Tuesday, October 6, 2009

Banks Brace for Latvia's Collapse



The media is full of great news today!

First, The Independent reported that China, Russia, and the Arab states are planning to quit the dollar for oil trading (which would be a huge blow to U.S. economic hegemony). Now The Telegraph is jumping into the fray with another scary headline, Banks Brace for Latvia's Collapse.

See below for highlights...

The Svenska Dagbladet newspaper said Sweden's finance minister Anders Borg had told banks secretly that Latvia's political order was unravelling, advising them to prepare for the collapse of Latvia's rescue talks.

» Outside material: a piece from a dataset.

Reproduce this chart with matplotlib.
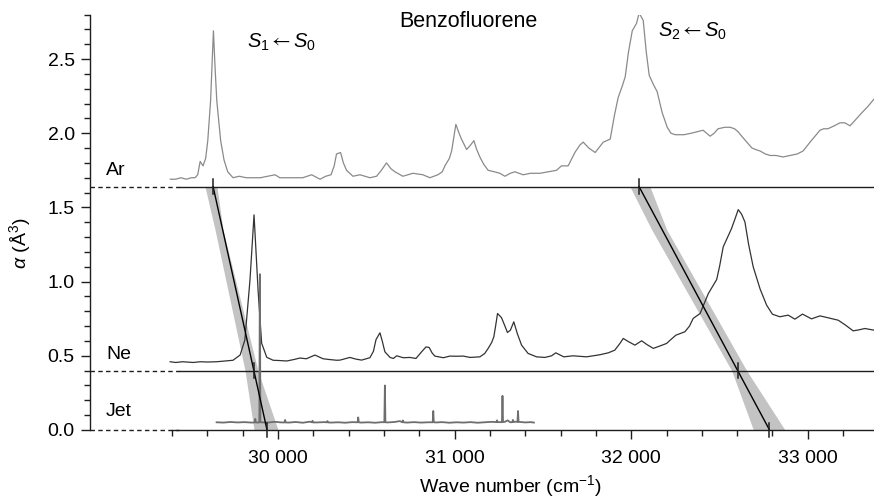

Latvia has failed to deliver draconian spending cuts agreed to secure the next tranche of its €7.5bn (£6.85bn) bail-out from the EU, the International Monetary Fund, and Sweden, balking at 20pc cuts in pensions and a further 15pc cut in public wages.

The People's Party, the largest group in the coalition, voted against austerity measures last month, raising concerns that the country is ungovernable…

Latvia's economy contracted by 18.2pc in the twelve months to June, trumped only by Lithuania at 20.4pc… Youth unemployment in Latvia is already 31pc, and concentrated among ethnic Russians…

Latvia is "more likely than not" to devalue, toppling pegs in Estonia and Lithuania. "Financial markets elsewhere in the region are likely to be hit by contagion, with Hungary, Romania, and Ukraine most vulnerable"…

The Baltic trio financed property booms in euros (and swiss francs) because rates were lower. It was taken for granted that eventual euro entry had eliminated the exchange risk. This has become a trap. They need to devalue to break the cycle of depression, but cannot do so because of euro mortgages. Instead they hope to claw back lost competitiveness through wage deflation. This takes years, and discipline.

Mr. Shearing said Latvia's economy would shrink by 30pc whether it devalues or not.